7. Dopo l’esplosione c’è una sorta di ritorno all’ordine con la creazione della cosiddetta “ciaccona”: i ragazzi si schierano di fronte al pubblico, costruendo un quadrato compatto, davanti i più piccoli e dietro i più alti. Mentre si diffonde un’Internazionale luttuosa, il quadrato inizia un trotto ritmato sul posto e a turno i versi di Majakovskij vengono declamati, quasi urlati, nei microfoni. I versi sono estratti da alcune delle liriche giovanili più famose del poeta e dal poema Vladimir Majakovskij: “Ascoltate/ Si accendono le stelle/ Significa che qualcuno vuole che ci siano/ Significa che qualcuno ne ha bisogno/ Significa che qualcuno chiama perle/ Questi piccoli sputi”; “Mi cucirò calzoni neri/ Con il velluto della mia voce/ E una blusa gialla/ Con tre metri di tramonto”; “Sarà perché il cielo è azzurro/ E la terra la mia amante/ Che io vi dono versi allegri/ Come un bi-ba-bo/ E appuntiti/ E indispensabili/ Come stuzzicadenti”.
8. Lentamente la ciaccona si disfa, l’ordine si scompone e il plotone indietreggia, a volte dividendosi in due, altre distribuendosi su tutta la lunghezza delle mura.

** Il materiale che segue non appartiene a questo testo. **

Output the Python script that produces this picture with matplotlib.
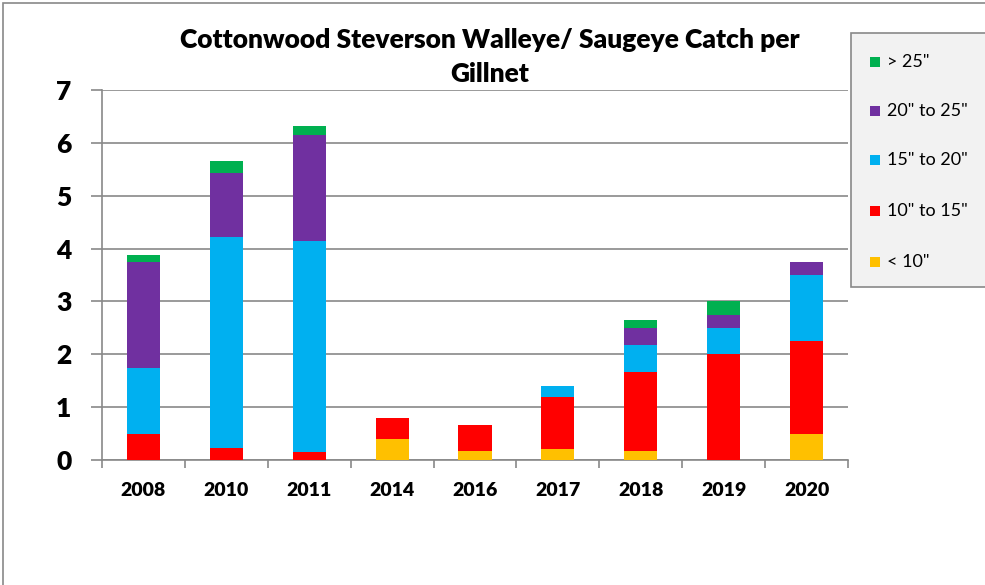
import matplotlib
matplotlib.use("Agg")
import matplotlib.pyplot as plt
from matplotlib.patches import Rectangle

years = ["2008", "2010", "2011", "2014", "2016", "2017", "2018", "2019", "2020"]
lt10 = [0.0, 0.0, 0.0, 0.4, 0.17, 0.2, 0.17, 0.0, 0.5]
s10_15 = [0.5, 0.22, 0.15, 0.4, 0.5, 1.0, 1.5, 2.0, 1.75]
s15_20 = [1.25, 4.0, 4.0, 0.0, 0.0, 0.2, 0.5, 0.5, 1.25]
s20_25 = [2.0, 1.21, 2.0, 0.0, 0.0, 0.0, 0.33, 0.25, 0.25]
gt25 = [0.125, 0.23, 0.17, 0.0, 0.0, 0.0, 0.15, 0.25, 0.0]

series = [("< 10\"", lt10, "#FFC000"),
          ("10\" to 15\"", s10_15, "#FF0000"),
          ("15\" to 20\"", s15_20, "#00B0F0"),
          ("20\" to 25\"", s20_25, "#7030A0"),
          ("> 25\"", gt25, "#00B050")]

plt.rcParams['font.family'] = ['Lato', 'DejaVu Sans']

fig = plt.figure(figsize=(9.85, 5.85), dpi=100)
ax = fig.add_axes([102/985, 1-460/585, (848-102)/985, 370/585])

x = list(range(len(years)))
bottom = [0.0]*len(years)
for name, vals, col in series:
    ax.bar(x, vals, width=0.4, bottom=bottom, color=col, label=name, zorder=3)
    bottom = [b+v for b, v in zip(bottom, vals)]

ax.set_xlim(-0.5, len(years)-0.5)
ax.set_ylim(0, 7)
ax.set_yticks(range(0, 8))
ax.set_yticklabels([str(i) for i in range(8)], fontsize=19, fontweight='heavy')
ax.set_xticks(x)
ax.set_xticklabels(years, fontsize=14, fontweight='heavy')
ax.tick_params(axis='x', length=0, pad=16)
ax.set_xticks([i+0.5 for i in range(-1, len(years))], minor=True)
ax.tick_params(axis='x', which='minor', length=6, color='#898989', width=1.2)
ax.tick_params(axis='y', length=8, color='#898989', width=1.2, pad=14)
ax.yaxis.grid(True, color='#898989', linewidth=1.2, zorder=0)
for s in ['top', 'right']:
    ax.spines[s].set_visible(False)
for s in ['left', 'bottom']:
    ax.spines[s].set_color('#898989')
    ax.spines[s].set_linewidth(1.2)

fig.text(490/985, 1-40/585, "Cottonwood Steverson Walleye/ Saugeye Catch per", ha='center', va='center',
         fontsize=19, fontweight='heavy')
fig.text(490/985, 1-74/585, "Gillnet", ha='center', va='center', fontsize=19, fontweight='heavy')

# legend box
lx0, ly0, lx1, ly1 = 851, 33, 990, 287
fig.patches.append(Rectangle((lx0/985, 1-ly1/585), (lx1-lx0)/985, (ly1-ly0)/585,
                             transform=fig.transFigure, facecolor='#F2F2F2', edgecolor='#898989',
                             linewidth=1.2, zorder=5))
ys = [62, 111, 160, 211, 262]
for (name, vals, col), yy in zip(series[::-1], ys):
    fig.patches.append(Rectangle((870/985, 1-(yy+5)/585), 10/985, 10/585, transform=fig.transFigure,
                                 facecolor=col, edgecolor='none', zorder=6))
    fig.text(887/985, 1-yy/585, name, ha='left', va='center', fontsize=13, zorder=7)

# figure border
fig.patches.append(Rectangle((3/985, -0.01), 1.1, 1-3/585+0.01, transform=fig.transFigure,
                             facecolor='none', edgecolor='#898989', linewidth=1.2, zorder=1))

fig.savefig("out.png", dpi=100)
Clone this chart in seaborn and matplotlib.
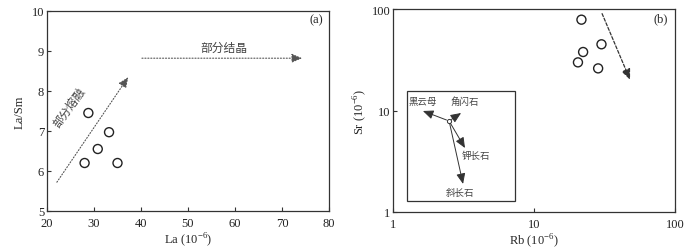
import matplotlib
matplotlib.use('Agg')
import matplotlib.pyplot as plt
import seaborn as sns

# 数据 (a) La vs La/Sm
la = [28.0, 28.8, 30.8, 33.2, 35.0]
la_sm = [6.2, 7.45, 6.55, 6.97, 6.2]

# 数据 (b) Rb vs Sr
rb = [21.7, 30.1, 22.3, 20.5, 28.5]
sr = [78.5, 44.9, 37.7, 29.8, 26.0]

# 矿物分离结晶矢量 (b 图内插框)
vec_origin = (2.50, 7.88)
vec_names = ['黑云母', '角闪石', '钾长石', '斜长石']
vec_ends = [(1.63, 9.89), (3.04, 9.45), (3.24, 4.27), (3.14, 1.89)]
vec_label_pos = [(1.63, 12.4), (3.24, 12.4), (3.88, 3.64), (2.99, 1.57)]

sns.set_style('ticks')
plt.rcParams['font.family'] = ['Liberation Serif', 'Noto Sans CJK SC']
plt.rcParams['mathtext.fontset'] = 'custom'
plt.rcParams['mathtext.rm'] = 'Liberation Serif'
plt.rcParams['font.size'] = 9
plt.rcParams['axes.edgecolor'] = '#333333'
plt.rcParams['xtick.direction'] = 'in'
plt.rcParams['ytick.direction'] = 'in'

fig = plt.figure(figsize=(7.0, 2.51), dpi=100)
ax1 = fig.add_axes([47 / 700, 1 - 212 / 251, 282 / 700, 200 / 251])
ax2 = fig.add_axes([393 / 700, 1 - 213 / 251, 282 / 700, 203 / 251])

cjk = ['Noto Sans CJK SC']
tcol = '#444444'
head = '-|>,head_length=0.7,head_width=0.3'

# ---- (a)
sns.scatterplot(x=la, y=la_sm, ax=ax1, s=42, facecolor='none', edgecolor='#222222', linewidth=1.0)
ax1.set_xlim(20, 80)
ax1.set_ylim(5, 10)
ax1.set_xticks(range(20, 81, 10))
ax1.set_yticks(range(5, 11))
ax1.set_xlabel('La (10$^{-6}$)', labelpad=1)
ax1.set_ylabel('La/Sm', labelpad=4)
ax1.text(0.979, 0.96, '(a)', transform=ax1.transAxes, ha='right', va='center')

ax1.annotate('', xy=(37.3, 8.35), xytext=(22.1, 5.72),
             arrowprops=dict(arrowstyle=head, linestyle=':', color='#555555', lw=0.8,
                             shrinkA=0, shrinkB=0))
ax1.annotate('', xy=(74.3, 8.82), xytext=(40.2, 8.82),
             arrowprops=dict(arrowstyle=head, linestyle=':', color='#555555', lw=0.8,
                             shrinkA=0, shrinkB=0))
ax1.text(24.8, 7.62, '部分熔融', rotation=54, family=cjk, color=tcol, fontsize=8.3,
         ha='center', va='center')
ax1.text(57.7, 9.1, '部分结晶', family=cjk, color=tcol, fontsize=8.5,
         ha='center', va='center')

# ---- (b)
sns.scatterplot(x=rb, y=sr, ax=ax2, s=42, facecolor='none', edgecolor='#222222', linewidth=1.0)
ax2.set_xscale('log')
ax2.set_yscale('log')
ax2.set_xlim(1, 100)
ax2.set_ylim(1, 100)
ax2.set_xticks([1, 10, 100])
ax2.set_xticklabels(['1', '10', '100'])
ax2.set_yticks([1, 10, 100])
ax2.set_yticklabels(['1', '10', '100'])
ax2.minorticks_off()
ax2.set_xlabel('Rb (10$^{-6}$)', labelpad=1)
ax2.set_ylabel('Sr (10$^{-6}$)', labelpad=2)
ax2.text(0.975, 0.955, '(b)', transform=ax2.transAxes, ha='right', va='center')

ax2.annotate('', xy=(48, 20.1), xytext=(30.4, 90),
             arrowprops=dict(arrowstyle=head, linestyle=(0, (2.5, 1.5)),
                             color='#333333', lw=0.9, shrinkA=0, shrinkB=0))

# 内插框
ax2.add_patch(plt.Rectangle((0.05, 0.054), 0.383, 0.542, transform=ax2.transAxes,
                            fill=False, edgecolor='#333333', lw=0.9))
for (ex, ey) in vec_ends:
    ax2.annotate('', xy=(ex, ey), xytext=vec_origin,
                 arrowprops=dict(arrowstyle='-|>,head_length=0.7,head_width=0.3',
                                 color='#333333', lw=0.7, shrinkA=2, shrinkB=0))
ax2.plot([vec_origin[0]], [vec_origin[1]], marker='o', ms=3, mfc='none', mec='#333333', mew=0.7)
for name, (lx, ly) in zip(vec_names, vec_label_pos):
    ax2.text(lx, ly, name, family=cjk, color=tcol, fontsize=6.8, ha='center', va='center')

for ax in (ax1, ax2):
    ax.tick_params(length=3, width=0.8, colors='#333333', labelcolor='#222222')
    ax.tick_params(axis='x', pad=4)
    ax.tick_params(axis='y', pad=2)
    for sp in ax.spines.values():
        sp.set_linewidth(0.9)

fig.savefig('out.png', dpi=100)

In alcuni momenti i ragazzi indossano delle lunghe gonne nere che gli vengono strappate di dosso e innalzate come bandiere. Ai versi già conosciuti se ne aggiungono di nuovi: “Salute compagni/ Siamo una delegazione dell’anno 3006/ Siamo stati inseriti per ventiquattro ore nel tempo di oggi/ Breve il tempo/ Eccezionali i compiti/ Direzione/ Infinito/ Velocità/ Un secondo ogni anno/ Destinazione/ Anno 3006”; “Se i creatori sono esseri come voi/ Io me ne infischio di tutte le arti”; “Dateci forme nuove/ E la voce delle cose/ Dateci un’arte nuova/ Che possa trarre fuori/ La Repubblica dal fango”; “Egregi signori/ Rattoppatemi l’anima/ Affinché io possa spillarne il vuoto/ Io non so se uno sputo sia un’offesa oppure no/ Sono arido come una donna di pietra/ Mi hanno munto sino in fondo/ Egregi signori/ volete che davanti a voi si metta a danzare un magnifico poeta?”
9. Come accade nell’incipit di Mistero Buffo, il coro ricrea un diluvio universale attraverso il battito delle mani sui corpi e lo schioccare delle dita a imitare il ticchettio della pioggia. Tuoni, fulmini e una vera e propria tempesta vengono ricreati dal corpo-cerchio finché tutti i duecento non riescono a salire su pedane che rappresentano le arche-zattere della salvezza. Questi sono i simboli di quel che resta dell’umanità, approdata infine a Santarcangelo, ultimo lembo emerso di terra.
10. Il pretesto di Mistero Buffo spinge Martinelli ad assegnare dei “compiti a casa”: ogni tribù deve improvvisare il proprio approdo alla città a partire da ciò che resta dopo i danni del diluvio; in seguito deve rappresentare una discesa all’inferno e una salita al paradiso. Quella che con ironia Martinelli chiama “bassa cucina” teatrale si traduce nella pratica in brevi esilaranti scene ridotte all’osso, giocate su luoghi comuni, il dialetto, la danza e il canto corale in cui ogni tribù con le proprie risorse e caratteristiche si confronta con il semicerchio di testimoni. Ad esempio i ragazzi di Scampia mettono in scena un party per la fine della pioggia, interrotto da un venditore ambulante di ombrelli che urla “Arrivate asciutti alla vostra fine”; il gruppo di Foligno porta all’eccesso la cifra mimica su cui aveva lavorato, mentre quello di Conegliano realizza un vero e proprio deserto di acque con una ballata finale sulla morte.